Τhe artifact was purchased anonymously at a London map fair in 2012, after passing through the hands of a string of European map dealers. Eventually, the rare find came into the possession of Belgian map collector Stefaan Missinne, who began to investigate it, as e wrote in The Portolan, the journal of the Washington Map Society.

Until now, the earliest surviving globe was believed to be the Hunt-Lenox globe, made from copper and dating to 1504-1506. The two globes share nearly identical labels and detailed contours, and Missinne argues this is no coincidence.

“There are differences between the two globes; however, when carefully considered these differences do not weigh against the suggestion that the Lenox Globe is a cast of the ostrich-egg globe,” Missinne said in the journal article.

Although mapmakers have turned to various creative materials throughouth history, such as sticks or sealskin, vellum (calfskin parchment), or blocks of wood, globes created from ostrich eggshells are not common, and for this reason—regardless of its age—the artifact is rare.

Dating the Globe

To judge the age of the eggshell, Missinne consulted a radiologist, who helped him photograph and compare the density of the old shells—the globe is made of two connected shell halves—with the density of newer ostrich eggshells.

Based on that comparison, the radiologist determined that the older, much smaller shell had lost 50 percent of its calcium bone density—a sure sign of aging. Because of the similarities between the two globes, Missinne hypothesizes that the newly discovered artifact came before the Lenox globe.

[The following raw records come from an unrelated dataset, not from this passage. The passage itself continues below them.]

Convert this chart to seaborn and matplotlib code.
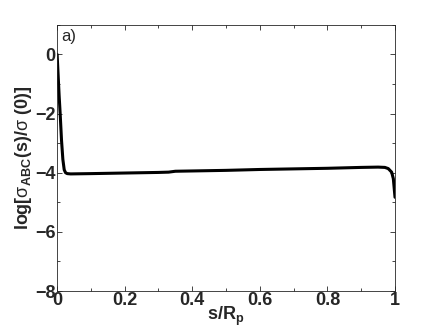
import matplotlib
matplotlib.use("Agg")
import matplotlib.pyplot as plt
from matplotlib.ticker import MultipleLocator
import pandas as pd
import seaborn as sns

# valores
s_rp = [0, 0.003, 0.006, 0.009, 0.013, 0.017, 0.021, 0.025, 0.03, 0.04,
        0.1, 0.2, 0.3, 0.33, 0.35, 0.4, 0.5, 0.6, 0.7, 0.8, 0.9, 0.95,
        0.97, 0.98, 0.99, 0.995, 1.0]
log_sigma = [0, -0.7, -1.4, -2.0, -2.9, -3.55, -3.9, -4.0, -4.03, -4.04,
             -4.03, -4.01, -3.99, -3.98, -3.95, -3.94, -3.92, -3.89, -3.87,
             -3.85, -3.82, -3.81, -3.82, -3.86, -3.98, -4.2, -4.83]

sns.set_style("ticks")
plt.rcParams["font.family"] = ["Liberation Sans", "DejaVu Sans"]
plt.rcParams["mathtext.fontset"] = "custom"
plt.rcParams["mathtext.rm"] = "Liberation Sans"
plt.rcParams["mathtext.bf"] = "Liberation Sans:bold"
plt.rcParams["mathtext.default"] = "bf"

df = pd.DataFrame({"s": s_rp, "y": log_sigma})

fig = plt.figure(figsize=(4.36, 3.27), dpi=100)
ax = fig.add_axes([0.131, 0.110, 0.775, 0.814])
sns.lineplot(data=df, x="s", y="y", color="black", linewidth=2.2, ax=ax,
             sort=False)

ax.set_xlim(0, 1)
ax.set_ylim(-8, 1)
ax.xaxis.set_major_locator(MultipleLocator(0.2))
ax.xaxis.set_minor_locator(MultipleLocator(0.1))
ax.yaxis.set_major_locator(MultipleLocator(2))
ax.yaxis.set_minor_locator(MultipleLocator(1))
ax.set_xticklabels([f"{v:g}" for v in ax.get_xticks()])
ax.tick_params(which="both", direction="in", top=True, right=True,
               labelsize=13, width=0.6, pad=1)
ax.tick_params(which="major", length=3.5)
ax.tick_params(which="minor", length=2)
for lbl in ax.get_xticklabels() + ax.get_yticklabels():
    lbl.set_fontweight("bold")
for sp in ax.spines.values():
    sp.set_linewidth(0.6)

ax.set_xlabel(r"s/R$_{p}$", fontsize=13, fontweight="bold", labelpad=-3)
ax.set_ylabel(r"log[$\mathrm{\sigma}_{ABC}$(s)/$\mathrm{\sigma}$ (0)]",
              fontsize=13, fontweight="bold", labelpad=1)
ax.text(0.012, 0.985, "a)", transform=ax.transAxes, fontsize=12,
        va="top", ha="left")

fig.savefig("out.png", dpi=100)
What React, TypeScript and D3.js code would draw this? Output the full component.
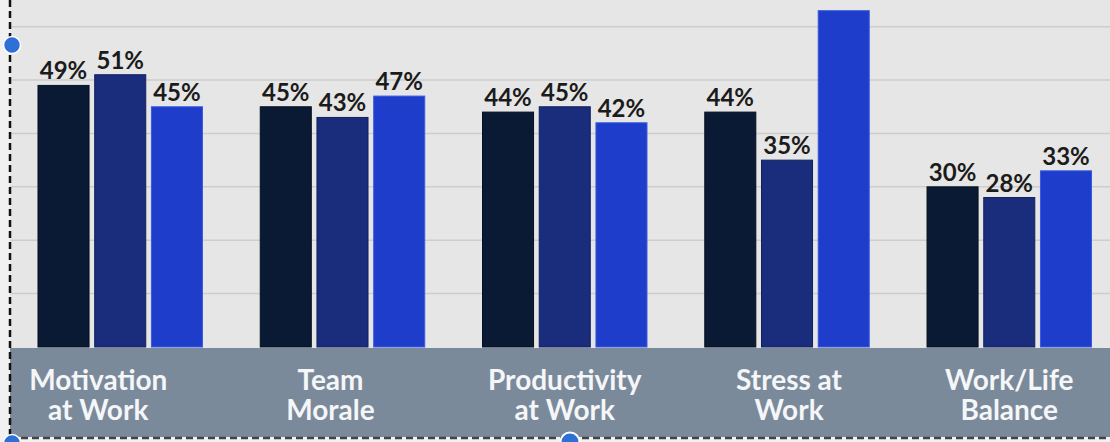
import React from "react";
import * as d3 from "d3";

const categories = [
  ["Motivation", "at Work"],
  ["Team", "Morale"],
  ["Productivity", "at Work"],
  ["Stress at", "Work"],
  ["Work/Life", "Balance"],
];
const seriesNames = ["A", "B", "C"];
const seriesA = [49, 45, 44, 44, 30];
const seriesB = [51, 43, 45, 35, 28];
const seriesC = [45, 47, 42, 63, 33];
const showLabelC = [true, true, true, false, true];
const gridTicks = [10, 20, 30, 40, 50, 60];

const W = 1110;
const H = 442;
const colors = ["#0b1a34", "#1a2c7c", "#1d3dca"];
const strokes = ["#06101f", "#12205e", "#3a5ae0"];
// horizontal nudges of the category text boxes (layout only)
const LABEL_NUDGE = [-22, -12, 0, 2, 0];

export default function App() {
  const values = [seriesA, seriesB, seriesC];
  const baseY = 347;
  const y = d3.scaleLinear().domain([0, 65]).range([baseY, 0]);
  const x0 = d3
    .scaleBand<number>()
    .domain(d3.range(categories.length))
    .range([9.1, 1120.4])
    .paddingInner(0.26)
    .paddingOuter(0.13);
  const x1 = d3
    .scaleBand<number>()
    .domain(d3.range(seriesNames.length))
    .range([0, x0.bandwidth()])
    .paddingInner(0.1)
    .paddingOuter(0);
  const font = "Lato, 'Open Sans', sans-serif";

  return (
    <svg
      width={W}
      height={H}
      style={{ position: "absolute", left: 0, top: 0, display: "block" }}
    >
      <rect x={0} y={0} width={W} height={H} fill="#f1f1f1" />
      <rect x={10} y={0} width={W - 10} height={437} fill="#e6e6e6" />
      {gridTicks.map((t) => (
        <line
          key={t}
          x1={10}
          x2={W}
          y1={y(t)}
          y2={y(t)}
          stroke="#cdcdcd"
          strokeWidth={1.5}
        />
      ))}
      {categories.map((c, i) => (
        <g key={i} transform={`translate(${x0(i)},0)`}>
          {values.map((vals, s) => {
            const v = vals[i];
            const bx = x1(s)!;
            const bw = x1.bandwidth();
            return (
              <g key={s}>
                <rect
                  x={bx}
                  y={y(v)}
                  width={bw}
                  height={baseY - y(v)}
                  fill={colors[s]}
                  stroke={strokes[s]}
                  strokeWidth={1}
                />
                {(s !== 2 || showLabelC[i]) && (
                  <text
                    x={bx + bw / 2}
                    y={y(v) - 6}
                    textAnchor="middle"
                    fontFamily={font}
                    fontWeight={700}
                    fontSize={24}
                    fill="#1b1b1b"
                  >
                    {v}%
                  </text>
                )}
              </g>
            );
          })}
        </g>
      ))}
      <rect x={10} y={baseY + 1} width={W - 10} height={89} fill="#7b8a9b" />
      {categories.map((c, i) => {
        const cx = x0(i)! + x0.bandwidth() / 2 + LABEL_NUDGE[i];
        return (
          <text
            key={i}
            x={cx}
            textAnchor="middle"
            fontFamily={font}
            fontWeight={700}
            fontSize={28}
            fill="#f4f6f8"
          >
            <tspan x={cx} y={390}>
              {c[0]}
            </tspan>
            <tspan x={cx} y={420}>
              {c[1]}
            </tspan>
          </text>
        );
      })}
      <line
        x1={10}
        x2={10}
        y1={0}
        y2={438}
        stroke="#111"
        strokeWidth={2.5}
        strokeDasharray="7 4"
      />
      <line
        x1={10}
        x2={W}
        y1={438}
        y2={438}
        stroke="#444"
        strokeWidth={2.5}
        strokeDasharray="7 4"
      />
      <circle cx={12} cy={45} r={8.5} fill="#2f6fd6" stroke="#fff" strokeWidth={1.5} />
      <circle cx={12} cy={443} r={8.5} fill="#2f6fd6" stroke="#fff" strokeWidth={1.5} />
      <circle cx={570} cy={442} r={9.5} fill="#2f6fd6" stroke="#fff" strokeWidth={2} />
    </svg>
  );
}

However, some cartographers are skeptical of the map’s age because of its ambiguous history. The eggshell may date as far back as the 16th century, but that does not mean the map etched onto it is equally as old.

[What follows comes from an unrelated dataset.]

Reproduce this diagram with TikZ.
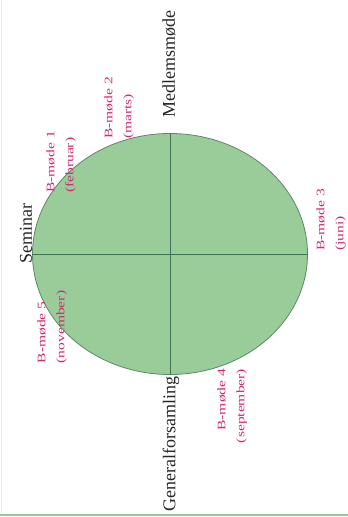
\documentclass[tikz,border=0pt]{standalone}
\usepackage{fontspec}
\setmainfont{Liberation Serif}
\usepackage{graphicx}
\usetikzlibrary{shapes.geometric, positioning}
\definecolor{wheelfill}{RGB}{153,204,153}
\definecolor{wheeldraw}{RGB}{95,135,105}
\definecolor{axisline}{RGB}{60,115,85}
\definecolor{meetpink}{RGB}{204,45,115}
\definecolor{framegreen}{RGB}{150,200,150}
\definecolor{edgefaint}{RGB}{225,242,238}
\newcommand{\widen}[1]{\scalebox{1.35}[1]{#1}}

\begin{document}
\begin{tikzpicture}[
    x=1pt, y=-1pt,
    wheel/.style={ellipse, draw=wheeldraw, fill=wheelfill,
      line width=0.8pt, minimum width=275pt, minimum height=241pt,
      inner sep=0pt},
    axis/.style={draw=axisline, line width=0.9pt},
    event/.style={rotate=90, font=\fontsize{18}{20}\selectfont,
      text=black!85, inner sep=0pt},
    board/.style={rotate=90, font=\fontsize{11.5}{19}\selectfont,
      text=meetpink, inner sep=0pt},
]
\useasboundingbox (0,0) rectangle (348,517);

% ── Frame edges ──
\draw[edgefaint, line width=1pt] (1,0) -- (1,514);
\draw[framegreen, line width=2pt] (0,515) -- (348,515);

% ── Year wheel ──
\node[wheel] (year) at (170,254) {};
\draw[axis] (year.north) -- (year.south);
\draw[axis] (year.west) -- (year.east);

% ── Main events ──
\node[event] (medlem) at (169,64) {Medlemsmøde};
\node[event] (seminar) at (26,234) {Seminar};
\node[event] (genfors) at (171,444) {Generalforsamling};

% ── Board meetings ──
\node[board, align=left] (bm1) at (61,162)
  {\widen{B-møde 1}\\\widen{(februar)}};
\node[board, align=left] (bm2) at (119,108)
  {\widen{B-møde 2}\\\widen{(marts)}};
\node[board, align=left] (bm3) at (331,220)
  {\widen{B-møde 3}\\\widen{(juni)}};
\node[board, align=right] (bm4) at (232,406)
  {\widen{B-møde 4}\\\widen{(september)}};
\node[board, align=left] (bm5) at (52,327)
  {\widen{B-møde 5}\\\widen{(november)}};

\end{tikzpicture}
\end{document}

“It very well may be an early globe, which is interesting in itself, but provenance issues come to mind,” according to John Hessler, curator of the Geography and Map Division at the Library of Congress in Washington, D.C.

“The first thing I would have wanted to know is where it came from—where it was purchased, who had it before, what collections it was in,” Hessler said.

“The race for the first is something I tend to shy away from,” he added, “but the bigger picture of the globe is more interesting to me than the single piece.”